The IMF staff pointed to the “importance of US leadership” in implementing the G-7 “agenda for growth”. The key challenge for the US will be to “achieve fiscal consolidation and higher national saving”. This means that US spending, either by the government or consumers, must be reduced in order to cut back the US balance of payments deficit. But in the absence of significant growth in the rest of the world—the eurozone is close to stagnation while Japanese growth is largely the result of increased exports to China—a significant reduction in US balance of payments deficits will have a recessionary impact. In other words, maintenance of world economic growth requires sustained expansion in the US—the global locomotive—leading in turn to ever-greater deficits.

A recent policy note prepared by economist Wynne Godley for the Levy Institute highlights the problem. With US imports of goods and services now more than 50 percent higher than exports, and if growth continues at 3.5 to 4 percent per annum, “there will probably have to be a 12 percent annual average increase in the volume of exports sustained over four years (a growth rate rarely achieved in the past) to get any significant improvement in the overall balance”.

The expansion of demand in the US has been “powered entirely by a renewed increase in private expenditure relative to income,” which has been financed by a growth of debt. “Private debt has reached about 175 percent of private disposable income, another record, while net lending to the private sector rose from a trough of 8 percent of income in the third quarter of 2002 to more than 15 percent in the fourth quarter of last year.”

The relationship between the expansion of financial markets, rising house prices, fuelled by low interest rates, and the overall stability of the economy was the subject of a speech by Federal Reserve Board vice chairman Roger Ferguson to a conference in Berlin on Friday.

Ferguson began his remarks by pointing out that “in terms of sheer volume, the expansion of financial activity has greatly outstripped economic growth in recent years.” This had improved risk management, led to more efficient use of financial and real resources and boosted economic performance with “many observers” concluding that these financial developments were a “key factor in the strong productivity and growth that the United Stated has realised in recent years”.

However, while economies had become more resilient, financial markets had become more sensitive with the result that “the past decade has been marked by episodes of financial volatility that have had the potential for trouble at a systemic level”. The linkages between financial markets and the real economy had become more complex “periodically presenting policymakers with surprises and puzzles”.

All of these issues, he continued, were contained in the movement of asset prices, particularly residential real estate. Because so many people owned houses, price changes, even when relatively small, could have a significant impact on the economy as a whole. “In a scenario of collapse, the damage to balance sheets and private wealth could go as far as undermining the soundness of the financial system and threatening the stability of the real economy.”

While some economic commentators have blamed the Fed’s low interest rate regime for creating a “bubble” in the US housing market—prices increased by 11.2 percent last year, well above the historical norm—Ferguson insisted there was not a clear relationship between expansion of the money supply and large increases in house prices.

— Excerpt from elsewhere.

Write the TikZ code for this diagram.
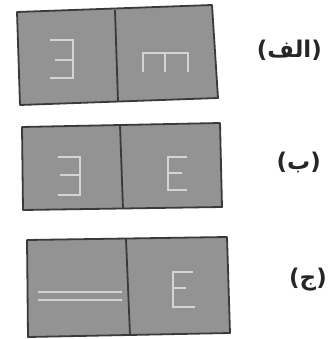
\documentclass[tikz,border=0pt]{standalone}
\usepackage{fontspec}
\newfontfamily\arabicfont[Script=Arabic]{DejaVu Sans}
\newfontfamily\parenfont{DejaVu Sans}
\TeXXeTstate=1
\definecolor{panelgray}{HTML}{939393}
\definecolor{edgegray}{HTML}{3A3A3A}
\definecolor{glyphgray}{HTML}{D4D4D4}
\tikzset{
  panel/.style={fill=panelgray, draw=edgegray, line width=1.8pt, line join=round},
  divider/.style={draw=edgegray, line width=1.8pt},
  glyph/.style={draw=glyphgray, line width=1.6pt},
  label/.style={font=\fontsize{23}{27}\selectfont\bfseries, text=black!85, inner sep=0pt}
}
\newcommand{\arlabel}[1]{{\parenfont(}{\arabicfont\beginR #1\endR}{\parenfont)}}
\begin{document}
\begin{tikzpicture}[x=1pt,y=-1pt]
\useasboundingbox (0,0) rectangle (328,339);
\fill[white] (0,0) rectangle (328,339);
% Row 1
\draw[panel] (17,12) -- (212,5) -- (218,98) -- (20,105) -- cycle;
\draw[divider] (115,10) -- (118,102);
\draw[glyph] (50,40) -- (73,40) -- (73,78) -- (50,78) (55,60) -- (73,60);
\draw[glyph] (143,72) -- (143,53) -- (188,53) -- (188,72) (165,53) -- (165,72);
\node[label, anchor=east] (la) at (322,50) {\arlabel{الف}};
% Row 2
\draw[panel] (22,127) -- (220,123) -- (222,207) -- (23,210) -- cycle;
\draw[divider] (120,125) -- (123,209);
\draw[glyph] (58,157) -- (80,157) -- (80,195) -- (58,195) (60,175) -- (80,175);
\draw[glyph] (187,157) -- (168,157) -- (168,190) -- (187,190) (168,173) -- (182,173);
\node[label, anchor=east] (lb) at (321,162) {\arlabel{ب}};
% Row 3
\draw[panel] (27,240) -- (227,237) -- (230,333) -- (28,337) -- cycle;
\draw[divider] (126,239) -- (130,335);
\draw[glyph] (38,292) -- (122,292) (38,300) -- (122,300);
\draw[glyph] (193,272) -- (173,272) -- (173,307) -- (195,307) (173,288) -- (186,288);
\node[label, anchor=east] (lc) at (327,280) {\arlabel{ج}};
\end{tikzpicture}
\end{document}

But when the general level of interest rates was low, as is now the case, big increases in house prices could foster risky behaviour, including house buying in search of quick profits. “A concern is that changes in the underlying conditions that fostered this pattern or a policy misstep could cause a quick reversion to the historical norm.” And with global markets increasingly linked, it was possible for big changes in asset prices in one market to “spill over into the markets of others”.

The language was guarded because Fed Board members, taking their cue from chairman Greenspan, always strive to maintain an upbeat assessment. But Ferguson’s remarks do point to concerns among financial authorities that the complexities of financial markets make policymaking much more difficult, with the increased risk of serious problems not only at a national level but on a global scale.